**Your objective**
Leave out the images and repeat the listing below without a single change.

**Data section**
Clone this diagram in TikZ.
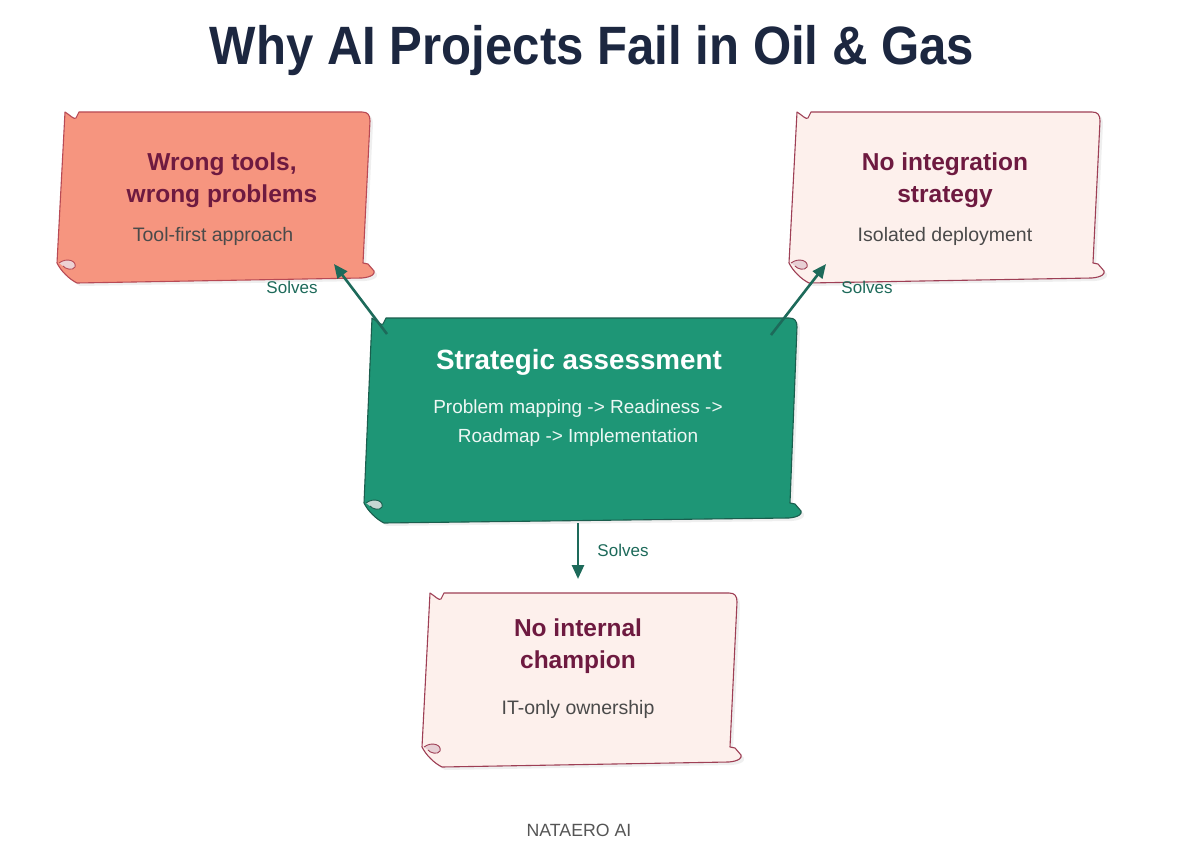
\documentclass[tikz,border=0pt]{standalone}
\usepackage{fontspec}
\setmainfont{Liberation Sans}
\usetikzlibrary{arrows.meta,shadows}
\definecolor{navy}{HTML}{1C2740}
\definecolor{salmon}{HTML}{F6957F}
\definecolor{salmonedge}{HTML}{B84A55}
\definecolor{pinkfill}{HTML}{FDF0EC}
\definecolor{pinkedge}{HTML}{9E3F55}
\definecolor{tealfill}{HTML}{1E9676}
\definecolor{tealedge}{HTML}{1B5E4E}
\definecolor{maroon}{HTML}{6E1A40}
\definecolor{subgray}{HTML}{4A4A4A}
\definecolor{arrowteal}{HTML}{1D6A5A}
\definecolor{footgray}{HTML}{555555}
\newcommand\paperbox[6]{%
  \path[draw=#6, fill=#5, line width=1.1pt, line join=round,
        drop shadow={shadow xshift=3pt, shadow yshift=-3pt, opacity=0.12}]
    (#1,#2)
    .. controls (#1+5,#2+3) and (#1+9,#2+8) .. (#1+11,#2+6)
    .. controls (#1+12,#2+3) .. (#1+14,#2)
    -- (#3-8,#2)
    .. controls (#3-2,#2) and (#3,#2+3) .. (#3,#2+9)
    -- (#3-7,#4-20)
    -- (#3-2,#4-19)
    -- (#3+4,#4-12)
    .. controls (#3+5,#4-9) and (#3+2,#4-6) .. (#3-8,#4-5)
    -- (#1+12,#4)
    .. controls (#1+4,#4-4) and (#1-4,#4-12) .. (#1-8,#4-20)
    -- cycle;
  \draw[#6, line width=0.9pt, fill=#6!25]
    (#1-6,#4-20) .. controls (#1+2,#4-26) and (#1+12,#4-22) .. (#1+10,#4-16)
    .. controls (#1+8,#4-12) and (#1,#4-14) .. (#1-2,#4-17);
}
\tikzset{
  boxtitle/.style={font=\fontsize{24.5}{32}\selectfont\bfseries, text=maroon, align=center, inner sep=0pt},
  boxsub/.style={font=\fontsize{19.5}{24}\selectfont, text=subgray, inner sep=0pt},
  arr/.style={arrowteal, line width=2.6pt, -{Triangle[length=14pt,width=12pt]}},
  lbl/.style={font=\fontsize{17}{20}\selectfont, text=arrowteal, inner sep=0pt},
}
\begin{document}
\begin{tikzpicture}[x=1pt,y=-1pt]
\useasboundingbox[fill=white] (0,0) rectangle (1200,864);
% title
\node[font=\fontsize{54}{60}\selectfont\bfseries, text=navy, inner sep=0pt, anchor=base] (title) at (592,65) {\scalebox{0.91}[1]{Why AI Projects Fail in Oil \& Gas}};
% boxes
\paperbox{65}{112}{370}{283}{salmon}{salmonedge}
\paperbox{797}{112}{1100}{283}{pinkfill}{pinkedge}
\paperbox{430}{593}{737}{767}{pinkfill}{pinkedge}
\paperbox{372}{318}{797}{523}{tealfill}{tealedge}
% texts
\node[boxtitle] (b1t) at (222,180) {Wrong tools,\\wrong problems};
\node[boxsub] (b1s) at (213,236) {Tool-first approach};
\node[boxtitle] (b2t) at (945,180) {No integration\\strategy};
\node[boxsub] (b2s) at (945,236) {Isolated deployment};
\node[boxtitle] (b3t) at (578,646) {No internal\\champion};
\node[boxsub] (b3s) at (578,709) {IT-only ownership};
\node[font=\fontsize{27.8}{32}\selectfont\bfseries, text=white, inner sep=0pt] (sat) at (579,362) {Strategic assessment};
\node[font=\fontsize{19}{29}\selectfont, text=white!92!tealfill, align=center, inner sep=0pt] (sas) at (578,423) {Problem mapping -> Readiness ->\\Roadmap -> Implementation};
% connector endpoints
\coordinate (sa-nw) at (387,334);
\coordinate (sa-ne) at (771,335);
\coordinate (sa-s) at (578,523);
\coordinate (b1-in) at (334,264);
\coordinate (b2-in) at (826,264);
\coordinate (b3-in) at (578,579);
\draw[arr] (sa-nw) -- (b1-in);
\draw[arr] (sa-ne) -- (b2-in);
\draw[arr] (sa-s) -- (b3-in);
\node[lbl] (l1) at (292,287) {Solves};
\node[lbl] (l2) at (867,287) {Solves};
\node[lbl] (l3) at (623,550) {Solves};
% footer
\node[font=\fontsize{17.7}{20}\selectfont, text=footgray, inner sep=0pt] (foot) at (579,830) {NATAERO AI};
\end{tikzpicture}
\end{document}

**The completed task**
Clone this diagram in TikZ.
\documentclass[tikz,border=0pt]{standalone}
\usepackage{fontspec}
\setmainfont{Liberation Sans}
\usetikzlibrary{arrows.meta,shadows}
\definecolor{navy}{HTML}{1C2740}
\definecolor{salmon}{HTML}{F6957F}
\definecolor{salmonedge}{HTML}{B84A55}
\definecolor{pinkfill}{HTML}{FDF0EC}
\definecolor{pinkedge}{HTML}{9E3F55}
\definecolor{tealfill}{HTML}{1E9676}
\definecolor{tealedge}{HTML}{1B5E4E}
\definecolor{maroon}{HTML}{6E1A40}
\definecolor{subgray}{HTML}{4A4A4A}
\definecolor{arrowteal}{HTML}{1D6A5A}
\definecolor{footgray}{HTML}{555555}
\newcommand\paperbox[6]{%
  \path[draw=#6, fill=#5, line width=1.1pt, line join=round,
        drop shadow={shadow xshift=3pt, shadow yshift=-3pt, opacity=0.12}]
    (#1,#2)
    .. controls (#1+5,#2+3) and (#1+9,#2+8) .. (#1+11,#2+6)
    .. controls (#1+12,#2+3) .. (#1+14,#2)
    -- (#3-8,#2)
    .. controls (#3-2,#2) and (#3,#2+3) .. (#3,#2+9)
    -- (#3-7,#4-20)
    -- (#3-2,#4-19)
    -- (#3+4,#4-12)
    .. controls (#3+5,#4-9) and (#3+2,#4-6) .. (#3-8,#4-5)
    -- (#1+12,#4)
    .. controls (#1+4,#4-4) and (#1-4,#4-12) .. (#1-8,#4-20)
    -- cycle;
  \draw[#6, line width=0.9pt, fill=#6!25]
    (#1-6,#4-20) .. controls (#1+2,#4-26) and (#1+12,#4-22) .. (#1+10,#4-16)
    .. controls (#1+8,#4-12) and (#1,#4-14) .. (#1-2,#4-17);
}
\tikzset{
  boxtitle/.style={font=\fontsize{24.5}{32}\selectfont\bfseries, text=maroon, align=center, inner sep=0pt},
  boxsub/.style={font=\fontsize{19.5}{24}\selectfont, text=subgray, inner sep=0pt},
  arr/.style={arrowteal, line width=2.6pt, -{Triangle[length=14pt,width=12pt]}},
  lbl/.style={font=\fontsize{17}{20}\selectfont, text=arrowteal, inner sep=0pt},
}
\begin{document}
\begin{tikzpicture}[x=1pt,y=-1pt]
\useasboundingbox[fill=white] (0,0) rectangle (1200,864);
% title
\node[font=\fontsize{54}{60}\selectfont\bfseries, text=navy, inner sep=0pt, anchor=base] (title) at (592,65) {\scalebox{0.91}[1]{Why AI Projects Fail in Oil \& Gas}};
% boxes
\paperbox{65}{112}{370}{283}{salmon}{salmonedge}
\paperbox{797}{112}{1100}{283}{pinkfill}{pinkedge}
\paperbox{430}{593}{737}{767}{pinkfill}{pinkedge}
\paperbox{372}{318}{797}{523}{tealfill}{tealedge}
% texts
\node[boxtitle] (b1t) at (222,180) {Wrong tools,\\wrong problems};
\node[boxsub] (b1s) at (213,236) {Tool-first approach};
\node[boxtitle] (b2t) at (945,180) {No integration\\strategy};
\node[boxsub] (b2s) at (945,236) {Isolated deployment};
\node[boxtitle] (b3t) at (578,646) {No internal\\champion};
\node[boxsub] (b3s) at (578,709) {IT-only ownership};
\node[font=\fontsize{27.8}{32}\selectfont\bfseries, text=white, inner sep=0pt] (sat) at (579,362) {Strategic assessment};
\node[font=\fontsize{19}{29}\selectfont, text=white!92!tealfill, align=center, inner sep=0pt] (sas) at (578,423) {Problem mapping -> Readiness ->\\Roadmap -> Implementation};
% connector endpoints
\coordinate (sa-nw) at (387,334);
\coordinate (sa-ne) at (771,335);
\coordinate (sa-s) at (578,523);
\coordinate (b1-in) at (334,264);
\coordinate (b2-in) at (826,264);
\coordinate (b3-in) at (578,579);
\draw[arr] (sa-nw) -- (b1-in);
\draw[arr] (sa-ne) -- (b2-in);
\draw[arr] (sa-s) -- (b3-in);
\node[lbl] (l1) at (292,287) {Solves};
\node[lbl] (l2) at (867,287) {Solves};
\node[lbl] (l3) at (623,550) {Solves};
% footer
\node[font=\fontsize{17.7}{20}\selectfont, text=footgray, inner sep=0pt] (foot) at (579,830) {NATAERO AI};
\end{tikzpicture}
\end{document}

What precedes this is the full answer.